ECONOMY

European warning on fiscal plan

European Union officials yesterday required that Athens take additional measures of a permanent nature amounting to 1.5 percent of gross domestic product, or 3.5 billion euros, for Greece to achieve the targets set by its Stability and Growth Plan. The officials from the European Commission and the European Central Bank who yesterday concluded a three-day visit to the Greek capital in order to evaluate the government’s plans for containing the deficit appeared to have three main objections to the plan presented, apart from the inadequacy of the measures already announced. The first concerns the worry that the deficit reduction is based on increasing revenues and not on the containment of spending. Reaching the fiscal targets through tax revenues carries a high degree of risk, as it depends on indeterminable macroeconomic developments, i.e. the growth rate and the taxpaying capacity of enterprises and people, as well as on the performance of tax-collection mechanisms.
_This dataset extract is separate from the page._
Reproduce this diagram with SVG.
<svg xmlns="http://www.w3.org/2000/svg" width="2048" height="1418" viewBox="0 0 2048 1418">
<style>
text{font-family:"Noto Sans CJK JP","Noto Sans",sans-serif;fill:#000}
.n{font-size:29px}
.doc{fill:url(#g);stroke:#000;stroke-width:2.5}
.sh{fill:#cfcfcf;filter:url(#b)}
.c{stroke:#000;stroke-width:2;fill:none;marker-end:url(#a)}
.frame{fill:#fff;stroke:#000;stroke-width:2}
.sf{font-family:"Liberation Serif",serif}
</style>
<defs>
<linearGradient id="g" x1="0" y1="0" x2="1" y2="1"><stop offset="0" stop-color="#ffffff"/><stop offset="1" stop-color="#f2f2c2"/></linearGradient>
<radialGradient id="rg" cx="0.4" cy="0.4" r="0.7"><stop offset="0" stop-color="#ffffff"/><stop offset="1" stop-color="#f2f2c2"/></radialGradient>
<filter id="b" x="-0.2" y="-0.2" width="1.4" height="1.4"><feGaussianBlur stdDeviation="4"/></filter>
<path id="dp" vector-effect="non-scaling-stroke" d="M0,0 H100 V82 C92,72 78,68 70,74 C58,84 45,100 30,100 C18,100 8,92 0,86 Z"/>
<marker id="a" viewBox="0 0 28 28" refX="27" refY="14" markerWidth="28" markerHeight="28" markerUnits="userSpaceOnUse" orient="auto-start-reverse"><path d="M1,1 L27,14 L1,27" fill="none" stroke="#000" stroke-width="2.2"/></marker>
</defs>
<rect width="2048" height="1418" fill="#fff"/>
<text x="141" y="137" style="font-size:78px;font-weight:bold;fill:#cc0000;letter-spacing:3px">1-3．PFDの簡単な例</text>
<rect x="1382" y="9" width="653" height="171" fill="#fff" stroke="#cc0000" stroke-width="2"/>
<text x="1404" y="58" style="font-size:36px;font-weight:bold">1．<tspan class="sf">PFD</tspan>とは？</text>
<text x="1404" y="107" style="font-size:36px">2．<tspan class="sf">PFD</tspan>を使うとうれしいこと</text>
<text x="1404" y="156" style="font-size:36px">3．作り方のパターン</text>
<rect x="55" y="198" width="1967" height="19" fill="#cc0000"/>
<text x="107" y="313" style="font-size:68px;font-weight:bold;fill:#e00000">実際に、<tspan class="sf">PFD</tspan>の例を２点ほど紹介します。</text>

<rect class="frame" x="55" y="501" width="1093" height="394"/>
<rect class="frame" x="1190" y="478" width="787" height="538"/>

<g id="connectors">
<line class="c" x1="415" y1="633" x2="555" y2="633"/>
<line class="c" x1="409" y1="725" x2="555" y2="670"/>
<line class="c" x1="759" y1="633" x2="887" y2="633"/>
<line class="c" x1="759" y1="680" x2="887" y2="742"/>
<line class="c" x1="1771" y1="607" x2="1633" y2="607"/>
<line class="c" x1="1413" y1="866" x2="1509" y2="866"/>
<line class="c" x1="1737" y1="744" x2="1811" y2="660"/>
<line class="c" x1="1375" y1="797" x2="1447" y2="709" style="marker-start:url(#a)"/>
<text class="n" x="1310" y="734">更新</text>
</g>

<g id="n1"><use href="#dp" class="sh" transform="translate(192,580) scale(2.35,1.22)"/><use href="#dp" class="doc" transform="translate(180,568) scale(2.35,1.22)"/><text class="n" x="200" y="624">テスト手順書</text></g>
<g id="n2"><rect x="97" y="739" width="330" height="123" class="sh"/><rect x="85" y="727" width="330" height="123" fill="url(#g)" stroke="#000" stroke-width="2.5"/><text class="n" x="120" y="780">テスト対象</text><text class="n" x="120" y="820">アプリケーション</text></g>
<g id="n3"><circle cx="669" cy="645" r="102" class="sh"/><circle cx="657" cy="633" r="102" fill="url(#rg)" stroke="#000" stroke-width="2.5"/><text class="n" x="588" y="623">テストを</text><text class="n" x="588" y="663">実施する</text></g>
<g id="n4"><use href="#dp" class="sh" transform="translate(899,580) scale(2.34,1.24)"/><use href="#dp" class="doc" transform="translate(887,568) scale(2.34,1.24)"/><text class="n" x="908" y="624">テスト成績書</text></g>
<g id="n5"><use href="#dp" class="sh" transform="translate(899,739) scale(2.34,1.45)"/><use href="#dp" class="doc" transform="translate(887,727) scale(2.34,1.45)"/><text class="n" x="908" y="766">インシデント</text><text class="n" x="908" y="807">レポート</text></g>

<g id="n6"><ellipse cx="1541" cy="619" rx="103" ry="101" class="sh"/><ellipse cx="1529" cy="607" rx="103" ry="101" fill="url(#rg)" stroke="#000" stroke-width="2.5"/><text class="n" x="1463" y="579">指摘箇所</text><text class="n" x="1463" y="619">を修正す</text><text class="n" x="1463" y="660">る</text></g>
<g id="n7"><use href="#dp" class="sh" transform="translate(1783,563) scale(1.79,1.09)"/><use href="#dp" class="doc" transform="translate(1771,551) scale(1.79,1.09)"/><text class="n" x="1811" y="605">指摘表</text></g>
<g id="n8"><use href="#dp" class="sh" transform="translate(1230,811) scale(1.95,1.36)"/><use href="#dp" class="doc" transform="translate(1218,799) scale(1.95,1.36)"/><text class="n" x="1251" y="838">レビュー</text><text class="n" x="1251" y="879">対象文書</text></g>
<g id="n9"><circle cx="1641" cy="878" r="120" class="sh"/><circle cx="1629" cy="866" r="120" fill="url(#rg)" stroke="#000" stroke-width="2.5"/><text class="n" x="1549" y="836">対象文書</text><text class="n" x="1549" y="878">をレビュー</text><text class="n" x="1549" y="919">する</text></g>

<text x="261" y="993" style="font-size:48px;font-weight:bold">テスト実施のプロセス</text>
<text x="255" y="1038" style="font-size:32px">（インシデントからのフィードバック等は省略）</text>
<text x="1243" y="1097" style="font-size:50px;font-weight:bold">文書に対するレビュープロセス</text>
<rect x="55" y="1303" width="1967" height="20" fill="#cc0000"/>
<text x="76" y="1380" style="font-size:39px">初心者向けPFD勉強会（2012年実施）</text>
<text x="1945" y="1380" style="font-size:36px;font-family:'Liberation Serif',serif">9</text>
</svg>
Another objection regards the cut in expenditures for this year, which concerns to a great degree one-off spending, although there is a great margin for reducing costs in the public sector. The European officials asked for public spending to be reviewed from the start. Finally, while for this year the measures have been quantified, this has not been set out for 2011 and 2012. The European Commission deems that process essential in order for the Stability Plan to be reliable. Athens has said that European monitoring mechanisms can inspect the next two years’ budgets toward this purpose.